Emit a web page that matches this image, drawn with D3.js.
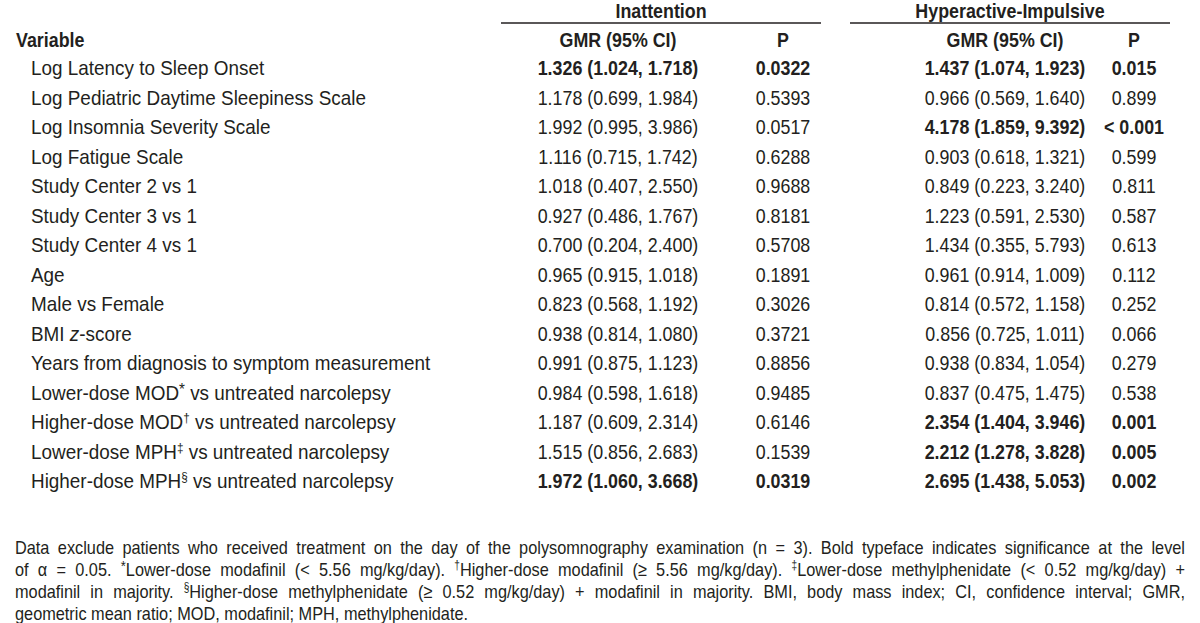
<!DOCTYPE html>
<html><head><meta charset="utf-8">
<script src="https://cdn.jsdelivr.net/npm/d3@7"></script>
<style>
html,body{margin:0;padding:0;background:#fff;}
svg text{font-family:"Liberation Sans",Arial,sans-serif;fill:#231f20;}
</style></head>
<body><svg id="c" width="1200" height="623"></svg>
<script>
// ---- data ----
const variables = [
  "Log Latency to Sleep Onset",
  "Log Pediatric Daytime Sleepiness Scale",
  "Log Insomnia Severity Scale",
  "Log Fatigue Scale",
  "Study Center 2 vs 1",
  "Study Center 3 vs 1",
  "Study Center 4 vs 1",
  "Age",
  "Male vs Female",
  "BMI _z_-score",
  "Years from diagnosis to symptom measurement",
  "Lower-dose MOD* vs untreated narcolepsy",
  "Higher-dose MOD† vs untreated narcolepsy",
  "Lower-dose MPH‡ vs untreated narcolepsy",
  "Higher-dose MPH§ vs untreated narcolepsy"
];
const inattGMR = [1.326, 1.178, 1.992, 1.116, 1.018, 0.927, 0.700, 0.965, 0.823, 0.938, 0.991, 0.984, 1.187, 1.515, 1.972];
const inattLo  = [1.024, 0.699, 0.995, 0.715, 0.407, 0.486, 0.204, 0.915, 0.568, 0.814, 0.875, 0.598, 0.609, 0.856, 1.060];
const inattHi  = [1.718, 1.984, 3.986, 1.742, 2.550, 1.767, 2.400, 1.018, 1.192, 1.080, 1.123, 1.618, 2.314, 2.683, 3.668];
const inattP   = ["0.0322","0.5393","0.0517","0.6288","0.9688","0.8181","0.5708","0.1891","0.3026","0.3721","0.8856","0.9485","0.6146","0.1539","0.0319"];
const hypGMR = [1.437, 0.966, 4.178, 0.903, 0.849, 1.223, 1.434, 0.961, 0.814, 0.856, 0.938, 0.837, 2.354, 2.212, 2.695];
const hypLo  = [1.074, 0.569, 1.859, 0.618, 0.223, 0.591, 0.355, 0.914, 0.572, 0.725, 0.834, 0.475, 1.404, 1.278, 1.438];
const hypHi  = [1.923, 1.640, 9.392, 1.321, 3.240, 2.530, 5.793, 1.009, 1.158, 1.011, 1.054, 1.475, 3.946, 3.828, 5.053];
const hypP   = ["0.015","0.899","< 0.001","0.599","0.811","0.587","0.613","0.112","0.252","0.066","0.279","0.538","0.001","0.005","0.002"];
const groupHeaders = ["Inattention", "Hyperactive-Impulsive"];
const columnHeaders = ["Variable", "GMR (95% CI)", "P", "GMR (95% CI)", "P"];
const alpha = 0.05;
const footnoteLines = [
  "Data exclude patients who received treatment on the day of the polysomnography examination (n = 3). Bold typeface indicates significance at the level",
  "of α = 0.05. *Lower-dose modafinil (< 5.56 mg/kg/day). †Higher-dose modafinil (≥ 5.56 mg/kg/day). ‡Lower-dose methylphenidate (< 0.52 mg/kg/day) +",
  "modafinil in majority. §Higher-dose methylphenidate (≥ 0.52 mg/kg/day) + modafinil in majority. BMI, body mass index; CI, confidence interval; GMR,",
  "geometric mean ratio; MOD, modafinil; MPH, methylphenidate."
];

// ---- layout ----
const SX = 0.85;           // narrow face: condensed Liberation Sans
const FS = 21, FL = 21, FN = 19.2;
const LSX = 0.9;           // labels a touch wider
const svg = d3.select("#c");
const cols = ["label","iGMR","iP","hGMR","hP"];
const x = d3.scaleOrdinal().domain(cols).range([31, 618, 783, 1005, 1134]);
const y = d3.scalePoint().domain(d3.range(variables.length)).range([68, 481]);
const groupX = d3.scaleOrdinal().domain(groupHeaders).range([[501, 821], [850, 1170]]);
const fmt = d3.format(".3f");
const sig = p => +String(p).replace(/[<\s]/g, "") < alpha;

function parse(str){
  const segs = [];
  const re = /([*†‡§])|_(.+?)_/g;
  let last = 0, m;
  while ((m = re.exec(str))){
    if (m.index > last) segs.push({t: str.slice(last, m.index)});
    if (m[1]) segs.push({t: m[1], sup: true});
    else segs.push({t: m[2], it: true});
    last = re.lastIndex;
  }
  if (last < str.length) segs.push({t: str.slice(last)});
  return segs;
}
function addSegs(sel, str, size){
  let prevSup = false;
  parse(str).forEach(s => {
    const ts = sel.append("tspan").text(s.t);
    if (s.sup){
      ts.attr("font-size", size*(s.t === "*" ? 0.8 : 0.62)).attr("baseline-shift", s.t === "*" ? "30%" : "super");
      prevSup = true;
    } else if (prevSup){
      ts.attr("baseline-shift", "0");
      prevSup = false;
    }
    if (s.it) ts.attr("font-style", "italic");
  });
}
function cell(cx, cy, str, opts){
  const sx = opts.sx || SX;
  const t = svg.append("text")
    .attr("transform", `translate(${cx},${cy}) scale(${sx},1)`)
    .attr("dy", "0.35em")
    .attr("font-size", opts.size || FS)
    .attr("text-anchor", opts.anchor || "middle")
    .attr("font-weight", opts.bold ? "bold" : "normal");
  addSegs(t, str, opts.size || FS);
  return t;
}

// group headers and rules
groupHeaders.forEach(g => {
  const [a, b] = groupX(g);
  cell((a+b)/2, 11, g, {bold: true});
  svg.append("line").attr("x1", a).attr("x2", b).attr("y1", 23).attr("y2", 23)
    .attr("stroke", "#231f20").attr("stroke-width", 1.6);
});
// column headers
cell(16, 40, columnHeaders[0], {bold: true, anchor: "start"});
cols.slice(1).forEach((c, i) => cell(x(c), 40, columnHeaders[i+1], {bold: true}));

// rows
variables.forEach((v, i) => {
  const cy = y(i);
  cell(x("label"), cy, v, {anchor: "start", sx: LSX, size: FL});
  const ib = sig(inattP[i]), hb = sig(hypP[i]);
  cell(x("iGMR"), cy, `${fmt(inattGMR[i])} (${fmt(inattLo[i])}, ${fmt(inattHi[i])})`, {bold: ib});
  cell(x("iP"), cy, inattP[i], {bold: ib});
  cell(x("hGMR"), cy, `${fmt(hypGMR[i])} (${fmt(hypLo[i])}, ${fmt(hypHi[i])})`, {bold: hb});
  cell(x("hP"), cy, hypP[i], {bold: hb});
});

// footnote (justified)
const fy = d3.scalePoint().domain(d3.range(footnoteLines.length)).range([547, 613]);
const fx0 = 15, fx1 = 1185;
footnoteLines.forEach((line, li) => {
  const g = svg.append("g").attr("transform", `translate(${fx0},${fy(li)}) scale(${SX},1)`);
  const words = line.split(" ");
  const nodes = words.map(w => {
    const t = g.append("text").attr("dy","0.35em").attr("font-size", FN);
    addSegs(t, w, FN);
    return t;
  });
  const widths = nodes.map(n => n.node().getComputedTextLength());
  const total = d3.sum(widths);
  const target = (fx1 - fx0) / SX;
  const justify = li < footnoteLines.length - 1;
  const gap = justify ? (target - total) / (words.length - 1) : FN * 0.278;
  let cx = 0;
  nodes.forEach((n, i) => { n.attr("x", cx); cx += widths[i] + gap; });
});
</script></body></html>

* * * *

Omit every picture, then repeat the remaining data exactly as it appears above.

= FULL SOLUTION =
Emit a web page that matches this image, drawn with D3.js.
<!DOCTYPE html>
<html><head><meta charset="utf-8">
<script src="https://cdn.jsdelivr.net/npm/d3@7"></script>
<style>
html,body{margin:0;padding:0;background:#fff;}
svg text{font-family:"Liberation Sans",Arial,sans-serif;fill:#231f20;}
</style></head>
<body><svg id="c" width="1200" height="623"></svg>
<script>
// ---- data ----
const variables = [
  "Log Latency to Sleep Onset",
  "Log Pediatric Daytime Sleepiness Scale",
  "Log Insomnia Severity Scale",
  "Log Fatigue Scale",
  "Study Center 2 vs 1",
  "Study Center 3 vs 1",
  "Study Center 4 vs 1",
  "Age",
  "Male vs Female",
  "BMI _z_-score",
  "Years from diagnosis to symptom measurement",
  "Lower-dose MOD* vs untreated narcolepsy",
  "Higher-dose MOD† vs untreated narcolepsy",
  "Lower-dose MPH‡ vs untreated narcolepsy",
  "Higher-dose MPH§ vs untreated narcolepsy"
];
const inattGMR = [1.326, 1.178, 1.992, 1.116, 1.018, 0.927, 0.700, 0.965, 0.823, 0.938, 0.991, 0.984, 1.187, 1.515, 1.972];
const inattLo  = [1.024, 0.699, 0.995, 0.715, 0.407, 0.486, 0.204, 0.915, 0.568, 0.814, 0.875, 0.598, 0.609, 0.856, 1.060];
const inattHi  = [1.718, 1.984, 3.986, 1.742, 2.550, 1.767, 2.400, 1.018, 1.192, 1.080, 1.123, 1.618, 2.314, 2.683, 3.668];
const inattP   = ["0.0322","0.5393","0.0517","0.6288","0.9688","0.8181","0.5708","0.1891","0.3026","0.3721","0.8856","0.9485","0.6146","0.1539","0.0319"];
const hypGMR = [1.437, 0.966, 4.178, 0.903, 0.849, 1.223, 1.434, 0.961, 0.814, 0.856, 0.938, 0.837, 2.354, 2.212, 2.695];
const hypLo  = [1.074, 0.569, 1.859, 0.618, 0.223, 0.591, 0.355, 0.914, 0.572, 0.725, 0.834, 0.475, 1.404, 1.278, 1.438];
const hypHi  = [1.923, 1.640, 9.392, 1.321, 3.240, 2.530, 5.793, 1.009, 1.158, 1.011, 1.054, 1.475, 3.946, 3.828, 5.053];
const hypP   = ["0.015","0.899","< 0.001","0.599","0.811","0.587","0.613","0.112","0.252","0.066","0.279","0.538","0.001","0.005","0.002"];
const groupHeaders = ["Inattention", "Hyperactive-Impulsive"];
const columnHeaders = ["Variable", "GMR (95% CI)", "P", "GMR (95% CI)", "P"];
const alpha = 0.05;
const footnoteLines = [
  "Data exclude patients who received treatment on the day of the polysomnography examination (n = 3). Bold typeface indicates significance at the level",
  "of α = 0.05. *Lower-dose modafinil (< 5.56 mg/kg/day). †Higher-dose modafinil (≥ 5.56 mg/kg/day). ‡Lower-dose methylphenidate (< 0.52 mg/kg/day) +",
  "modafinil in majority. §Higher-dose methylphenidate (≥ 0.52 mg/kg/day) + modafinil in majority. BMI, body mass index; CI, confidence interval; GMR,",
  "geometric mean ratio; MOD, modafinil; MPH, methylphenidate."
];

// ---- layout ----
const SX = 0.85;           // narrow face: condensed Liberation Sans
const FS = 21, FL = 21, FN = 19.2;
const LSX = 0.9;           // labels a touch wider
const svg = d3.select("#c");
const cols = ["label","iGMR","iP","hGMR","hP"];
const x = d3.scaleOrdinal().domain(cols).range([31, 618, 783, 1005, 1134]);
const y = d3.scalePoint().domain(d3.range(variables.length)).range([68, 481]);
const groupX = d3.scaleOrdinal().domain(groupHeaders).range([[501, 821], [850, 1170]]);
const fmt = d3.format(".3f");
const sig = p => +String(p).replace(/[<\s]/g, "") < alpha;

function parse(str){
  const segs = [];
  const re = /([*†‡§])|_(.+?)_/g;
  let last = 0, m;
  while ((m = re.exec(str))){
    if (m.index > last) segs.push({t: str.slice(last, m.index)});
    if (m[1]) segs.push({t: m[1], sup: true});
    else segs.push({t: m[2], it: true});
    last = re.lastIndex;
  }
  if (last < str.length) segs.push({t: str.slice(last)});
  return segs;
}
function addSegs(sel, str, size){
  let prevSup = false;
  parse(str).forEach(s => {
    const ts = sel.append("tspan").text(s.t);
    if (s.sup){
      ts.attr("font-size", size*(s.t === "*" ? 0.8 : 0.62)).attr("baseline-shift", s.t === "*" ? "30%" : "super");
      prevSup = true;
    } else if (prevSup){
      ts.attr("baseline-shift", "0");
      prevSup = false;
    }
    if (s.it) ts.attr("font-style", "italic");
  });
}
function cell(cx, cy, str, opts){
  const sx = opts.sx || SX;
  const t = svg.append("text")
    .attr("transform", `translate(${cx},${cy}) scale(${sx},1)`)
    .attr("dy", "0.35em")
    .attr("font-size", opts.size || FS)
    .attr("text-anchor", opts.anchor || "middle")
    .attr("font-weight", opts.bold ? "bold" : "normal");
  addSegs(t, str, opts.size || FS);
  return t;
}

// group headers and rules
groupHeaders.forEach(g => {
  const [a, b] = groupX(g);
  cell((a+b)/2, 11, g, {bold: true});
  svg.append("line").attr("x1", a).attr("x2", b).attr("y1", 23).attr("y2", 23)
    .attr("stroke", "#231f20").attr("stroke-width", 1.6);
});
// column headers
cell(16, 40, columnHeaders[0], {bold: true, anchor: "start"});
cols.slice(1).forEach((c, i) => cell(x(c), 40, columnHeaders[i+1], {bold: true}));

// rows
variables.forEach((v, i) => {
  const cy = y(i);
  cell(x("label"), cy, v, {anchor: "start", sx: LSX, size: FL});
  const ib = sig(inattP[i]), hb = sig(hypP[i]);
  cell(x("iGMR"), cy, `${fmt(inattGMR[i])} (${fmt(inattLo[i])}, ${fmt(inattHi[i])})`, {bold: ib});
  cell(x("iP"), cy, inattP[i], {bold: ib});
  cell(x("hGMR"), cy, `${fmt(hypGMR[i])} (${fmt(hypLo[i])}, ${fmt(hypHi[i])})`, {bold: hb});
  cell(x("hP"), cy, hypP[i], {bold: hb});
});

// footnote (justified)
const fy = d3.scalePoint().domain(d3.range(footnoteLines.length)).range([547, 613]);
const fx0 = 15, fx1 = 1185;
footnoteLines.forEach((line, li) => {
  const g = svg.append("g").attr("transform", `translate(${fx0},${fy(li)}) scale(${SX},1)`);
  const words = line.split(" ");
  const nodes = words.map(w => {
    const t = g.append("text").attr("dy","0.35em").attr("font-size", FN);
    addSegs(t, w, FN);
    return t;
  });
  const widths = nodes.map(n => n.node().getComputedTextLength());
  const total = d3.sum(widths);
  const target = (fx1 - fx0) / SX;
  const justify = li < footnoteLines.length - 1;
  const gap = justify ? (target - total) / (words.length - 1) : FN * 0.278;
  let cx = 0;
  nodes.forEach((n, i) => { n.attr("x", cx); cx += widths[i] + gap; });
});
</script></body></html>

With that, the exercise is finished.